On information technologies: UD "has every reason to take enormous pride in what it has accomplished over the past 10 years." It referred to UD as "a national model for the integration of information technology in every aspect of university life: teaching and learning, research and service, academic support, and campus administration."

On vision and governance: "Better than almost any university we are familiar with, Delaware has a clear sense of what it wants to be, namely, a university that offers a high quality undergraduate education with targeted areas of excellence in graduate education and research.

"These substantial achievements could not have happened without extraordinary leadership from the senior administration."

This two-part self-study and reaffirmation process occurs every 10 years. In 1921, when the Middle States Association was formed, the University of Delaware was among the first institutions accredited by the group, and it has been continuously accredited since that time.

The self-study steering committee overseen by Gempesaw and Middaugh included participation by 90 faculty, professionals, staff and students in a variety of task forces.
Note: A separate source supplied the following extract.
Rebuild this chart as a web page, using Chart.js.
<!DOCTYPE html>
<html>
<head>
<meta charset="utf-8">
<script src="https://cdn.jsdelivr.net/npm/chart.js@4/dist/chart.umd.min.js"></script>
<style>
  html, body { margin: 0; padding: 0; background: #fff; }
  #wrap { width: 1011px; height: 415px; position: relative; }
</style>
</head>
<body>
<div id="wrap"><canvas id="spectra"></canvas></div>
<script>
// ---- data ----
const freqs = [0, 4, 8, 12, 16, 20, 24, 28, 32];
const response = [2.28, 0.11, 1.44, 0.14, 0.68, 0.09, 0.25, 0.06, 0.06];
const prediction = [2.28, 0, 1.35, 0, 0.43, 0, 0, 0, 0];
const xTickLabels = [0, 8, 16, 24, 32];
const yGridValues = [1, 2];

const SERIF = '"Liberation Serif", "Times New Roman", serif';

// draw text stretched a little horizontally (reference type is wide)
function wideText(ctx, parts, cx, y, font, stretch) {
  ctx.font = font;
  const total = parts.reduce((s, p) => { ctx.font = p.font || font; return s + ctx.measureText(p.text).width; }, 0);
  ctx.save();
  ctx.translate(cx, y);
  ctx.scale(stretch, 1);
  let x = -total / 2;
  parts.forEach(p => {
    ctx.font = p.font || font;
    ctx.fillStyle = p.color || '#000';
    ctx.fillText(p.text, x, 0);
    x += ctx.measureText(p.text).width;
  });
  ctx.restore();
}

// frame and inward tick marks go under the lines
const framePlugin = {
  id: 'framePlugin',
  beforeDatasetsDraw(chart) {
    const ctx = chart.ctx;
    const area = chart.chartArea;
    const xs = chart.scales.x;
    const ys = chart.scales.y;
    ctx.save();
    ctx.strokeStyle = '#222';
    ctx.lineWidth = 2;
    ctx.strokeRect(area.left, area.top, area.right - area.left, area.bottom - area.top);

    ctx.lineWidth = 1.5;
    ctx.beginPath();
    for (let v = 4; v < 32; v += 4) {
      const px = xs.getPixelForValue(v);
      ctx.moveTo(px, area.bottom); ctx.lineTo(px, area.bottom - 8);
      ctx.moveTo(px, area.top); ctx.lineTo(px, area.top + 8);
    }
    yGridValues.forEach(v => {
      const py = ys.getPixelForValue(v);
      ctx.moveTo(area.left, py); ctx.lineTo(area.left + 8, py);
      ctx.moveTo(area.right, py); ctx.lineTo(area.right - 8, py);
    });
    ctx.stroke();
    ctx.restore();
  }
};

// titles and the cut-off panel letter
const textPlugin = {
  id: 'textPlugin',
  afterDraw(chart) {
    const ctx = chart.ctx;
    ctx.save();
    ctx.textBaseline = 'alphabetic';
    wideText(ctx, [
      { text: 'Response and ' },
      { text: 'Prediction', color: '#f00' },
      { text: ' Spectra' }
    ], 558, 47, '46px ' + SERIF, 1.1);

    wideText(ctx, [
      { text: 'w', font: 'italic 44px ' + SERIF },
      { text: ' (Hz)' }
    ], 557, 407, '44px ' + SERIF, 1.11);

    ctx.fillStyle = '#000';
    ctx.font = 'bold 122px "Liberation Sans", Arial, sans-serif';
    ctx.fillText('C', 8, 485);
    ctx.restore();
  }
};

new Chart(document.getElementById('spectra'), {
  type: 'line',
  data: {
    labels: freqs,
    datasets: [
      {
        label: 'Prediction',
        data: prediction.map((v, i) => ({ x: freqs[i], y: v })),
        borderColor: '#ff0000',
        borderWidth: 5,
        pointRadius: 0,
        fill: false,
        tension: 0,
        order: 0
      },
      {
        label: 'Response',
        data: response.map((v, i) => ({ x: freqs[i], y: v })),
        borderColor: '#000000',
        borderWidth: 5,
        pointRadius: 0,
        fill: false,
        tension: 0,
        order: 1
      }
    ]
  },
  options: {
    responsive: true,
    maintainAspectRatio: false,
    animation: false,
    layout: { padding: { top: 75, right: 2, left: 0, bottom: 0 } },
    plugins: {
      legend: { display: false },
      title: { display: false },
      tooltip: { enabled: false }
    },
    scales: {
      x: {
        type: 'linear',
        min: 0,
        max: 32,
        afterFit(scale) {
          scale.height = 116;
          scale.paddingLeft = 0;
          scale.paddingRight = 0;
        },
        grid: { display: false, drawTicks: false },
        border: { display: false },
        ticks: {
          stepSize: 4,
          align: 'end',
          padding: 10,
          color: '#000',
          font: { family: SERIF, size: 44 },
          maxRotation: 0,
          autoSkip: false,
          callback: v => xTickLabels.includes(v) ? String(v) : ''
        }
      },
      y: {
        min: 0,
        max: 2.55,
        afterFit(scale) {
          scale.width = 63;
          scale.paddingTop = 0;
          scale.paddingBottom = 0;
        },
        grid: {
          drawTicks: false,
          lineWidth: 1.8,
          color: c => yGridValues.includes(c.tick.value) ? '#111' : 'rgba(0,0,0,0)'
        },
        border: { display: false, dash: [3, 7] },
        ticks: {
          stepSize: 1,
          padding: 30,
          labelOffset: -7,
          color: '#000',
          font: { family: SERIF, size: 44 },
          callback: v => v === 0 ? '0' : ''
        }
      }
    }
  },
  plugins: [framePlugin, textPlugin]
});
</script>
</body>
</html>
Those were chaired by John Byrne, urban affairs and public policy, Faculty Task Force; Pam Beeman, health and nursing sciences, Student Task Force; Alan Fox, philosophy, Educational Program and Curriculum Task Force; James Oliver, Unidel Professor, political science and international relations, Library and Learning Resources Task Force; Ann McNeil, health and exercise sciences, and Karen Bauer, institutional research and planning, Institutional Effectiveness and Outcomes Task Force; Jeff Quirico, provost's office, Planning and Resource Allocation Task Force; Lonnie Hearn, Information Technologies/media services, Facilities, Equipment and other Resources Task Force.

Staff support was provided by Marcia Watson-Whitmyre, Karen DeMonte, Heather Kelly Isaacs and Maggie Masso and IT support by Leila Lyons.